Regardless of the destination, the objectives remain the same. The large group is broken down into teams of four to six, with each participant having the chance to lead a group for the day. Leaders are the primary decision makers and head up a variety of tasks that range from safely getting the group from one campsite to another to keeping spirits up during what can be uncomfortable and frustrating situations.

“The value is translating ideas into action,” says Klein. “It is one thing to talk about building a vision and then leading that vision. It is another thing to do it in the wilderness with unpredictable conditions and circumstances and then getting feedback on your leadership abilities at the end of the day.”

Klein views these challenges as a fundamental extension of the theories and concepts taught in the classroom. The kind of high-pressure situations Wharton creates not only puts comfort and ease-of-mind at stake, but sometimes safety from serious injury or worse. On the Pumalin Park excursion, the team had to cross a river swelling from glacier run-off and rain by a rope system. It took nearly half the day to get across the near-freezing water raging beneath students’ dangling feet.

Wharton students in Patagonia. Photo courtesy of Wharton School of Business

Wharton students in Patagonia. Photo courtesy of Wharton School of Business


Challenges often turn up unexpectedly and abruptly. When current Venture fellow Lauren Raouf was on her first trip in Patagonia, she was the day’s designated leader and her objective was to guide her teammates to the summit of one of the smaller peaks in the region. But snow began to fall and soon enough the team found itself in a blizzard as it was tiptoeing the side of a ridge. Raouf had to make the harrowing decision whether to continue the climb or bail and get her team back down to camp safely.

“I learned sometimes you have to completely throw your one objective out of the window,” says Raouf. “You have those moments as a business leader when you have to scrap the plan, but you never know when it is going to come. It forces quick decision making and the confidence that you made the right decision.”

Klein had a similar experience on one of his first ventures as a student. The trip was to summit Ecuador’s Cotopaxi. Klein’s team was taking a practice ascent up a smaller mountain and at the summit one of the guides jumped onto a dangerously placed cairn on top of a ledge. A fall would lead to almost certain death.

“He asked to have his picture taken and I was so nervous, my stomach dropped. I could just picture him falling off the side of the mountain,” says Klein. “Then one of my good friends and classmates did it right after him and my stomach dropped further. And I didn’t say anything.”

Klein beat himself up about not speaking up at something that was recklessly dangerous. It stayed with him through the rest of the day. When the team was debriefing at their camp in the evening, Klein found the courage to speak out to the guide.

“I told him I was frightened and annoyed,” Klein says. “We are depending on him and he put himself at risk and set a poor example for everyone else. It was a real powerful moment for me because I learned I have to speak up. I will be in teams now and see a behavior or action that is unsupportive of what the team is trying to do and now I always have the courage to say something.”

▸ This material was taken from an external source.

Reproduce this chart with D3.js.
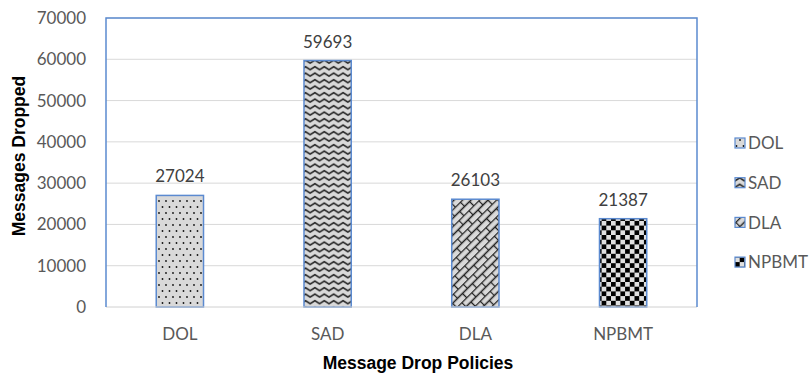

Klein fixed a leadership skill he didn’t even know he had been lacking. Raouf learned a similar lesson at the Quantico military simulation. That is, she can yell if she needs to. She didn’t know she needed to use her ability to aggressively raise her voice, but what type of rational adult does? The drill sergeants yelled for two reasons. To create a chaotic situation and teach that sometimes it is important to own a space in a room.

“When we were calling numbers back, I was not loud enough,” says Raouf. “They taught me how to yell properly. And now I have no fear of projecting.”